For the second year running, BAFTA staged the Inside Games Arcade, a showcase of some of the UK's most vibrant indie games.
Down in the vaults of London’s Tobacco Dock at EGX Rezzed a room full of peculiar curios, thoughtful puzzlers and incredible talent hummed with excitement. BAFTA’s Inside Games Arcade contained a diverse selection of games hand-picked to showcase some of the finest work in development by British designers and developers.
Taking the inexorably popular endless runner genre and setting it to hyperspeed, Alone sends players careening across space to see how long they can last threading their way through the tight caverns of different worlds and avoiding falling obstacles. Played at breakneck speed to a thumping soundtrack it’s a fierce adrenaline rush.
Equally breathless are the arcade thrills of Dashy Crash, a game that sends you down a hectic highway littered with hazards as you compete for the highest score. And sticking with cars, albeit for a more realistic driving simulation, is Project CARS – a gearhead’s dream made reality supplied with a few dozen garages full of vehicles to take for a spin.
If you’re in the mood for something a little more calming, Pneuma: Breath Of Life continues the trend of intriguingly designed and dazzling first-person puzzlers. While the meditatively paced A Light In Chorus sends you exploring a visually stunning world made entirely of light particles.
Also thick with style is Calvino Noir, a game that mixes the mood of classic film noir with the strategy of a heist game. More than playing up to its influences, it tells a dark and gritty story from the perspective of multiple characters as you sneak your way through a rain-drenched 1930s city.
A Good Snowman Is Hard To Build and HUE are two more games that ask you to put your thinking caps on. The former is a beautifully presented and challenging puzzle game about an oddball monster who builds snowmen, while the latter has you navigate a world by manipulating its colour palette to progress.
Elsewhere, the influence of tabletop gaming can be seen in Concrete Jungle, a unique spin on the city building and management genre that has you construct your utopia from a deck of cards. Table Tennis Touch offers a well-implemented touchscreen recreation of the lightning-fast sport. And the intensity and pizzazz of space combat is realised in impressive style by the frantic 5v5 battles of Fractured Space.

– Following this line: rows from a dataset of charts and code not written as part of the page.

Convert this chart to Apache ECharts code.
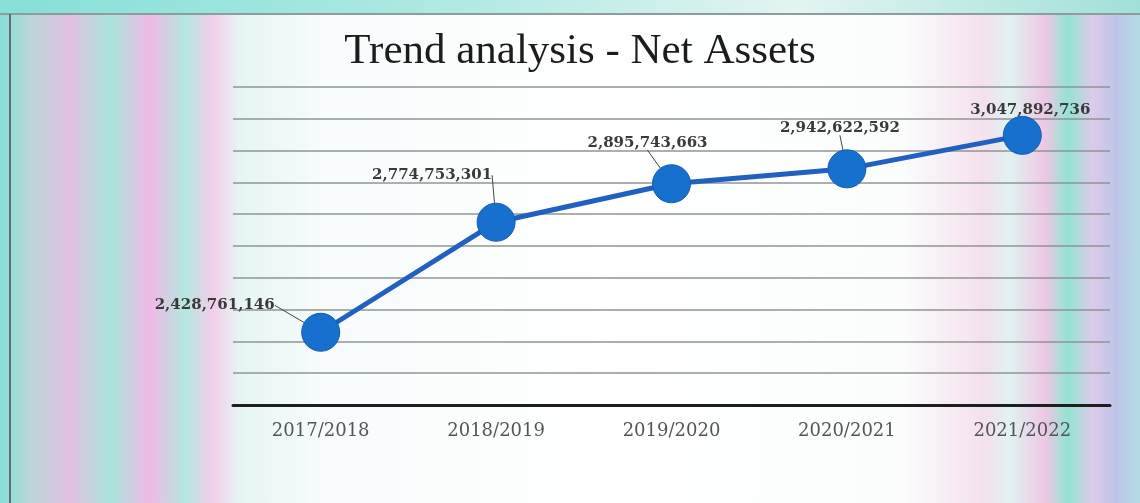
<!DOCTYPE html>
<html>
<head>
<meta charset="utf-8">
<script src="https://cdn.jsdelivr.net/npm/echarts@6/dist/echarts.min.js"></script>
<style>
  html, body { margin: 0; padding: 0; width: 1140px; height: 503px; overflow: hidden; }
  body {
    background: linear-gradient(90deg, #86e0d8 0px, #b9d6d8 30px, #e3bfe2 70px, #a9e5dc 110px, #f0b9e6 150px, #b3e8df 185px, #f2cdea 212px, #e6f5f4 240px, #f7fbfb 320px, #ffffff 600px, #fbfdfd 900px, #f4e0ee 985px, #e0f2f1 1010px, #efc7e5 1045px, #93e3d2 1068px, #dccbea 1092px, #c0c4e8 1115px, #b4dbe6 1140px);
  }
  #frame { position: absolute; left: 0; top: 0; width: 1140px; height: 503px; }
  #topstrip {
    position: absolute; left: 0; top: 0; width: 1140px; height: 13px;
    background: linear-gradient(90deg, #86dfd8, #b0e9e3 40%, #e3f4f2 70%, #a0e0d8);
    border-bottom: 2px solid #8e9c9e;
  }
  #leftline { position: absolute; left: 9px; top: 14px; width: 2px; height: 489px; background: #5f6e70; }
  #chart { position: absolute; left: 0; top: 0; width: 1140px; height: 503px; }
</style>
</head>
<body>
<div id="frame"><div id="topstrip"></div><div id="leftline"></div></div>
<div id="chart"></div>
<script>
const titleText = 'Trend analysis - Net Assets';
const categories = ['2017/2018', '2018/2019', '2019/2020', '2020/2021', '2021/2022'];
const netAssets = [2428761146, 2774753301, 2895743663, 2942622592, 3047892736];
const yMin = 2200000000;
const yMax = 3200000000;
const yStep = 100000000;

// label offsets (style only)
const labelShift = [[-106, 5], [-64, -15], [-24, -9], [-7, -9], [8, 7]];

const chart = echarts.init(document.getElementById('chart'), null, { renderer: 'canvas' });
chart.setOption({
  backgroundColor: 'transparent',
  animation: false,
  title: {
    text: titleText,
    left: 575,
    top: 25,
    textAlign: 'center',
    textStyle: { fontFamily: 'Liberation Serif', fontSize: 43, fontWeight: 'normal', color: '#1c1c1c' }
  },
  grid: { left: 233, right: 30, top: 87, bottom: 98, containLabel: false },
  xAxis: {
    type: 'category',
    data: categories,
    boundaryGap: true,
    axisLine: { show: true, lineStyle: { color: '#1e1e1e', width: 3 } },
    axisTick: { show: false },
    axisLabel: { margin: 17, fontFamily: 'DejaVu Serif', fontSize: 18, color: '#555' },
    splitLine: { show: false }
  },
  yAxis: {
    type: 'value',
    min: yMin, max: yMax, interval: yStep,
    axisLine: { show: false },
    axisTick: { show: false },
    axisLabel: { show: false },
    splitLine: { show: true, lineStyle: { color: '#8f9595', width: 1.5 } }
  },
  series: [{
    type: 'line',
    data: netAssets,
    symbol: 'circle',
    symbolSize: 38,
    lineStyle: { color: '#1f60c0', width: 5 },
    itemStyle: { color: '#176fce', borderColor: '#135cb0', borderWidth: 1 },
    label: {
      show: true,
      position: 'top',
      distance: 5,
      fontFamily: 'DejaVu Serif',
      fontSize: 15,
      fontWeight: 'bold',
      color: '#3a3a3a',
      formatter: p => p.value.toLocaleString('en-US')
    },
    labelLine: { show: true, lineStyle: { color: '#444', width: 1 } },
    labelLayout: p => ({ dx: labelShift[p.dataIndex][0], dy: labelShift[p.dataIndex][1] })
  }]
});
</script>
</body>
</html>
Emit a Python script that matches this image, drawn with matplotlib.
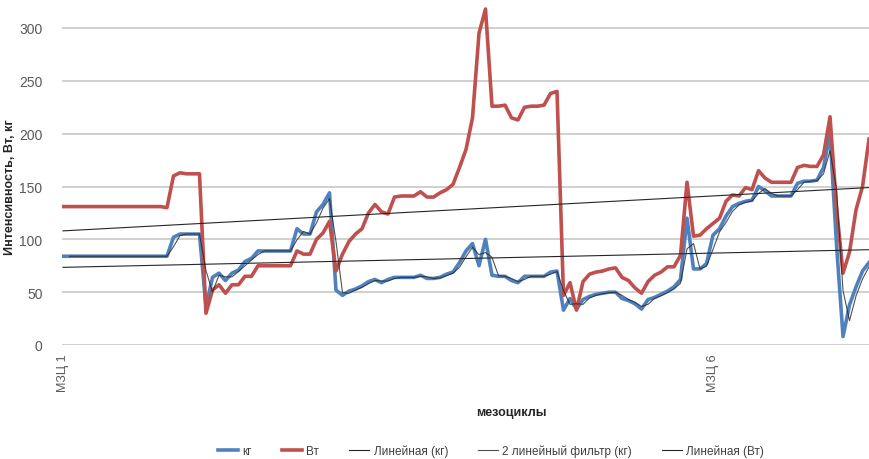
import numpy as np
import pandas as pd
import matplotlib.pyplot as plt

plt.rcParams['font.family'] = ['Liberation Sans', 'DejaVu Sans']

# weekly load values
kg = [84, 84, 84, 84, 84, 84, 84, 84, 84, 84, 84, 84, 84, 84, 84, 84, 84,
      102, 105, 105, 105, 105, 36, 64, 68, 61, 68, 71, 79, 82,
      89, 89, 89, 89, 89, 89, 110, 105, 105, 126, 133, 144, 52, 47,
      51, 53, 56, 60, 62, 59, 62, 64, 64, 64, 64, 66, 63, 63, 64, 67,
      69, 78, 89, 96, 75, 100, 66, 65, 65, 61, 59, 65, 65, 65, 65, 69,
      70, 33, 44, 34, 43, 46, 48, 49, 50, 50, 44, 42, 39, 34, 43, 45,
      48, 51, 55, 62, 120, 72, 72, 77, 104, 110, 122, 131, 134, 136, 137,
      150, 146, 141, 141, 141, 141, 153, 155, 155, 156, 168, 200, 95, 8,
      38, 55, 70, 78]

vt = [131, 131, 131, 131, 131, 131, 131, 131, 131, 131, 131, 131, 131, 131, 131, 131, 130,
      160, 163, 162, 162, 162, 30, 52, 57, 49, 57, 57, 65, 65,
      75, 75, 75, 75, 75, 75, 89, 86, 86, 100, 106, 117, 70, 86,
      98, 105, 110, 125, 133, 126, 124, 140, 141, 141, 141, 145, 140, 140, 144, 147,
      152, 168, 185, 215, 295, 318, 226, 226, 227, 215, 213, 225, 226, 226, 227, 238,
      240, 47, 59, 33, 60, 67, 69, 70, 72, 73, 64, 61, 54, 49, 60, 66,
      69, 74, 74, 85, 154, 103, 104, 110, 115, 120, 136, 142, 141, 149, 147,
      165, 158, 154, 154, 154, 154, 168, 170, 169, 169, 180, 216, 130, 68,
      88, 128, 150, 195]

# linear trend values at first and last week
kg_trend = [73.5, 90.2]
vt_trend = [108, 149]

tick_pos = [0, 100]
tick_labels = ['МЗЦ 1', 'МЗЦ 6']

x = np.arange(len(kg))
kg_ma = pd.Series(kg).rolling(2).mean()
x_ends = [x[0], x[-1]]

fig = plt.figure(figsize=(8.7, 4.6), dpi=100)
ax = fig.add_axes([62 / 870, 1 - 346 / 460, 1 - 62 / 870, 346 / 460])

ax.plot(x, kg, color='#4F81BD', lw=2.6, solid_joinstyle='round', label='кг', zorder=3)
ax.plot(x, vt, color='#C0504D', lw=2.6, solid_joinstyle='round', label='Вт', zorder=3)
ax.plot(x_ends, kg_trend, color='#262626', lw=0.8, label='Линейная (кг)', zorder=4)
ax.plot(x, kg_ma, color='#262626', lw=0.8, alpha=0.8, label='2 линейный фильтр (кг)', zorder=4)
ax.plot(x_ends, vt_trend, color='#262626', lw=0.8, label='Линейная (Вт)', zorder=4)

ax.set_xlim(-0.15, len(kg) - 1 + 0.15)
ax.set_ylim(0, 346 * 300 / 317)
ax.set_yticks(range(0, 301, 50))
ax.yaxis.grid(True, color='#c4c4c4', lw=1.1)
ax.set_axisbelow(True)
for s in ax.spines.values():
    s.set_visible(False)

ax.set_xticks(tick_pos)
ax.set_xticklabels(tick_labels, rotation=90, fontsize=9, color='#595959')
ax.tick_params(axis='both', length=0)
ax.tick_params(axis='y', labelsize=10, labelcolor='#595959', pad=14)
ax.tick_params(axis='x', pad=6)

fig.text(10 / 870, 1 - 187 / 460, 'Интенсивность, Вт, кг', rotation=90,
         ha='center', va='center', fontsize=9, fontweight='bold', color='#262626')
fig.text(511 / 870, 1 - 413 / 460, 'мезоциклы', ha='center', va='center',
         fontsize=9, fontweight='bold', color='#262626')

leg = fig.legend(loc='center', bbox_to_anchor=(491 / 870, 1 - 452 / 460), ncol=5,
                 frameon=False, fontsize=8.5, handlelength=1.7, handletextpad=0.4,
                 columnspacing=2.5)
for t in leg.get_texts():
    t.set_color('#404040')

fig.savefig('out.png', dpi=100)
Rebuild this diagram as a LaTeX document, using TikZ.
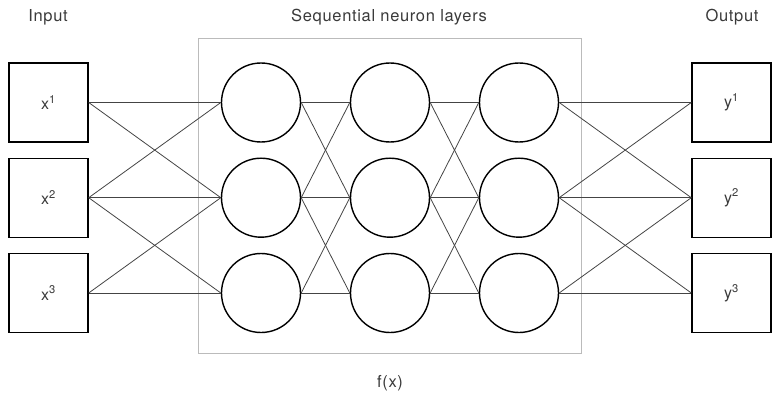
\documentclass[tikz,border=0pt]{standalone}
\usepackage{fontspec}
\setmainfont{TeX Gyre Heros}[LetterSpace=4]
\definecolor{txt}{HTML}{3A3A3A}
\definecolor{edge}{HTML}{444444}
\definecolor{frame}{HTML}{BBBBBB}
\begin{document}
\begin{tikzpicture}[x=1pt,y=-1pt,
  iobox/.style={draw=black,line width=1.4pt,minimum size=79pt,inner sep=0pt,
    font=\fontsize{16}{19}\selectfont,text=txt},
  neuron/.style={draw=black,line width=1.4pt,circle,minimum size=79pt,inner sep=0pt},
  link/.style={draw=edge,line width=0.8pt},
  caption/.style={font=\fontsize{16.5}{19}\selectfont,text=txt}]
\useasboundingbox (0,0) rectangle (772,396);
% frame around the hidden layers
\draw[frame,line width=1pt] (198,39) rectangle (581,353);
\node[caption] (lin) at (48,17) {Input};
\node[caption] (lhid) at (389,17) {Sequential neuron layers};
\node[caption] (lout) at (732,17) {Output};
\node[caption] (lfx) at (390,383) {f(x)};
% input and output boxes, three neuron layers
\foreach \i/\y in {1/102.5,2/197.7,3/293}{
  \node[iobox] (x\i) at (48.5,\y) {x\textsuperscript{\i}};
  \node[iobox] (y\i) at (731.5,\y) {y\textsuperscript{\i}};
  \node[neuron] (a\i) at (261,\y) {};
  \node[neuron] (b\i) at (390,\y) {};
  \node[neuron] (c\i) at (519,\y) {};
}
% connections between neighbouring units
\foreach \i/\j in {1/1,1/2,2/1,2/2,2/3,3/2,3/3}{
  \draw[link] (x\i.east) -- (a\j.west);
  \draw[link] (a\i.east) -- (b\j.west);
  \draw[link] (b\i.east) -- (c\j.west);
  \draw[link] (c\i.east) -- (y\j.west);
}
\end{tikzpicture}
\end{document}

VR is also well represented with the bonkers loot-the-room antics of Smash Hit Plunder and curious puzzle adventure Esper. That more developers are embracing and experimenting with this constantly evolving technology is a sign that further interesting and unique games are sure to follow.

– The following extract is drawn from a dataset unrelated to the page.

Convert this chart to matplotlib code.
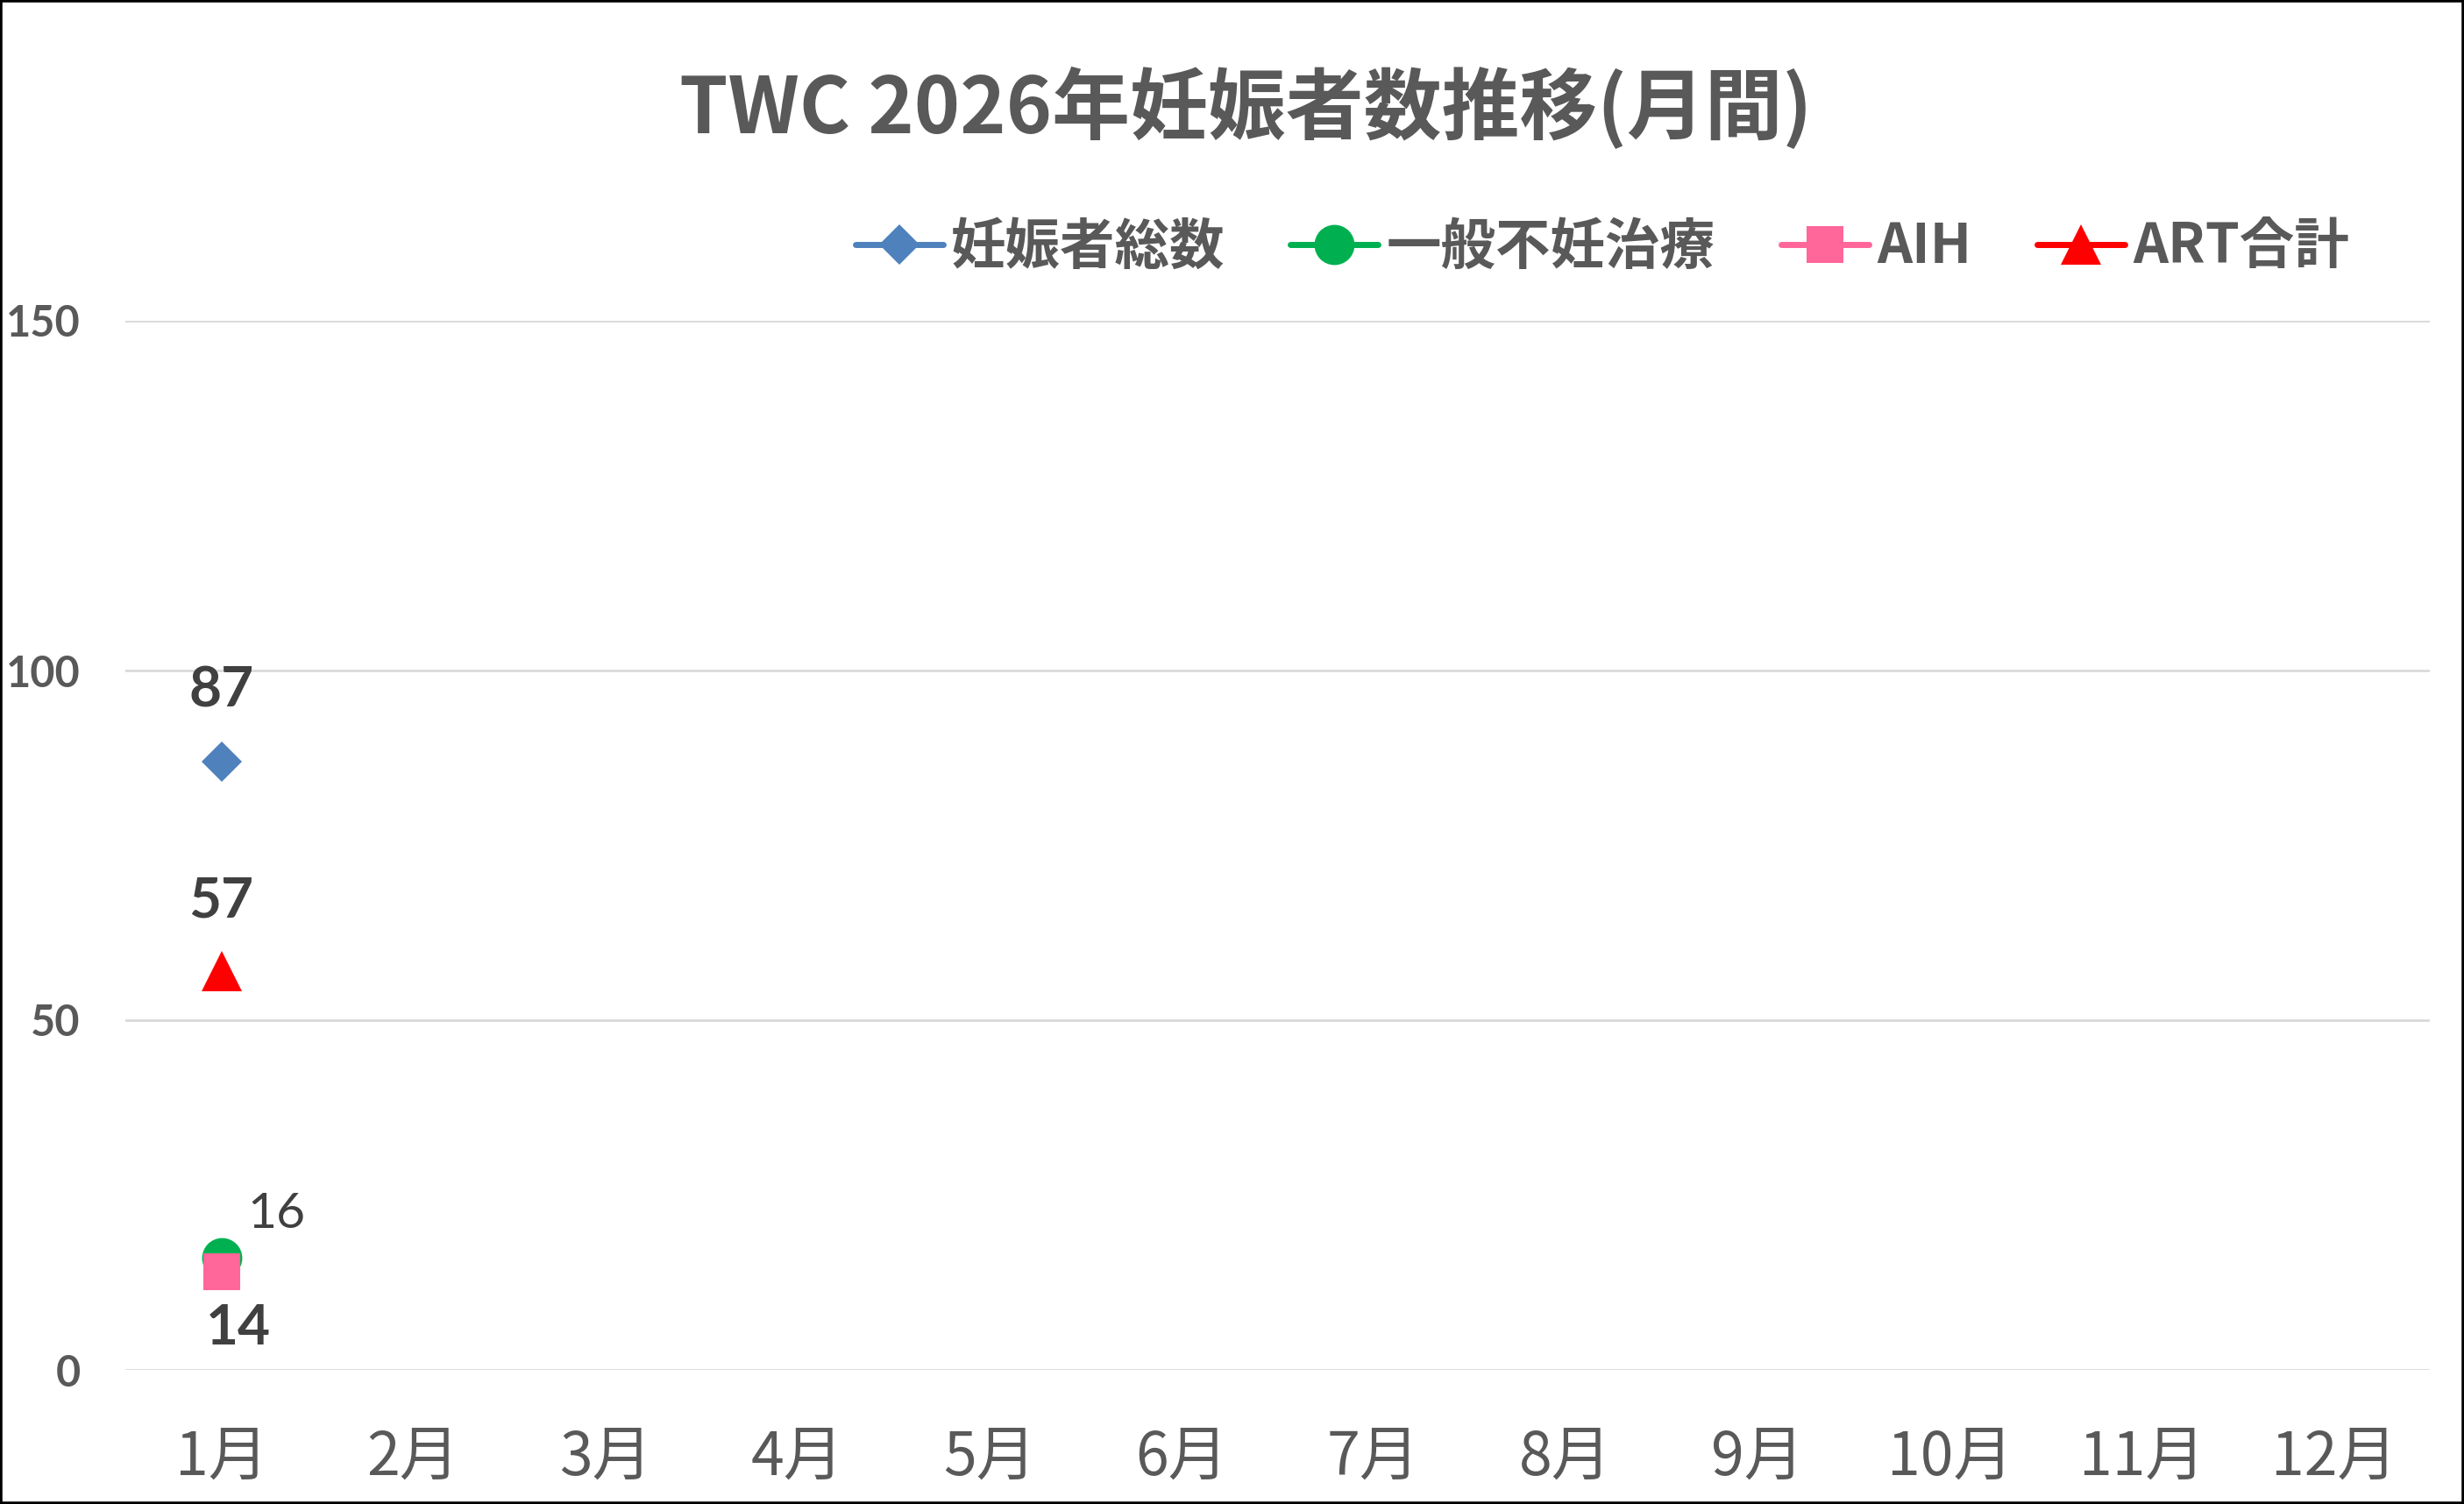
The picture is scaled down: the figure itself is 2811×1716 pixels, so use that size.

Still, what’s an arcade without a twin stick shooter? The Kraken Sleepeth brings the vibe of a H.P. Lovecraft story to the genre, sending you to the ocean depths in a bathysphere you must upgrade to survive as the light slowly fades around you.
When it comes to our fondest memories of games, though, nothing can quite top the idea of friends gathered around a single screen for some wild multiplayer action. Mutiny! is pure chaos and joy distilled into video game form, as players work cooperatively as a pirate crew to defend their ship from attack while also competing to see who can collect the most coins. More than living up to its name, it’s never too long before cutlasses clash between allies in a vicious attempt to gather the most plunder.
That a small room can contain so many different titles that would suit any mood or situation just shows the awesome breadth and variety of games currently available or in development by some of the best British creators in the business today.